Intanto nel 1305 fu completata la costruzione della maestosa Cattedrale.
Nel 1352 il Parlamento Municipale, ad imitazione di Firenze, città guelfa per
eccellenza, proclamò protettrice della città S. Reparata. Nuovi statuti
ispirati agli ordinamenti fiorentini furono approvati nel pubblico generale
parlamento del 1362.
La città di Atri, nel 1395, fu venduta per 35.000 ducati al Conte di S.
Flaviano Antonio Acquaviva, con il quale iniziò il ducato di questa famiglia
che si distinse in Italia nel periodo del Rinascimento e che durerà fino al
1760, anno in cui la città tornò sotto il dominio diretto del Regno di Napoli.
La famiglia Acquaviva, imparentata con gli Aragonesi, ebbe diciannove duchi.
Andrea
Matteo Acquaviva nel 1521 cinse d'assedio Teramo che aveva acquistato dal
demanio, ma essa gli resistette; la questione fu risolta nel 1530 da Carlo V che
restituì a Teramo la libertà.
Un altro celebre Acquaviva fu il Cardinale Giulio il quale ebbe come "camarero"
Michele Cervantes, l'autore del Don Chisciotte.

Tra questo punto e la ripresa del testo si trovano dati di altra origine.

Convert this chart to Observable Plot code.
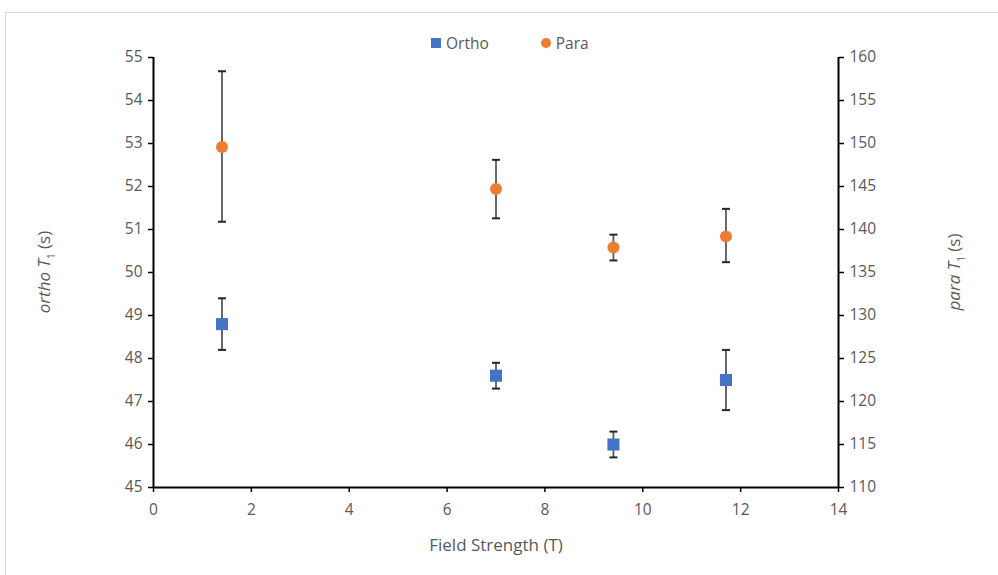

La Compagnia di Gesù ebbe un rilancio mondiale a seguito dell'opera di Claudio
Acquaviva (1543-1615) il quale ricoprì la carica di Generale dei Gesuiti per
ben trentacinque anni dal 1576 alla morte. Suo nipote Rodolfo, anch'egli
Gesuita, figlio del Duca Gian Gerolamo I e fratello del Cardinale Giulio e di
Ottavio Acquaviva distintosi nella battaglia di Lepanto al seguito delle armate
veneziane, morì martire nel 1583 in India.
Appartenne
a questa illustre famiglia anche il Cardinale Troiano, cui Giambattista Vico
dedicò La Scienza nuova nell'edizione del 1744.
Gli Acquaviva si estinsero con la morte nel 1757 della duchessa Isabella; Atri
tornò sotto il dominio diretto del Regno di Napoli, seguendone le sorti fino al
momento in cui entrò a fare parte del Regno d'Italia.
Nell''800 Atri diede i natali ad illustri personaggi, tra i quali spicca il
matematico e filosofo Ariodante Mambelli, ardente mazziniano e maestro dell'atriano
Pietro Baiocchi, unico abruzzese che partecipò all'impresa dei Mille, caduto
eroicamente a Palermo nel 1860.
Degni di essere ricordati sono anche Gabriello Cherubini e suo nipote Rodolfo,
il primo storico ed il secondo filologo, l'umanista Stefano Ferrante e Aurelio
Grue, quest'ultimo insignito della medaglia d'oro al valor militare per essere
eroicamente caduto ad Adua nel 1896.
La
conoscenza che attualmente si ha della storia di Atri si deve principalmente
all'opera di Luigi Sorricchio (1865-1916), autore di una ponderosa storia di
Atri (Hatria-Atri), ricca di notizie tratte dai documenti della sua biblioteca
privata, in gran parte raccolti dall'antenato Nicola, e dal distrutto Archivio
Storico di Napoli.
Per quanto riguarda la prima metà del nostro secolo si deve segnalare la figura
del Canonico Luigi Illuminati, professore di letteratura latina all'Università
di Messina ed insigne poeta in lingua latina.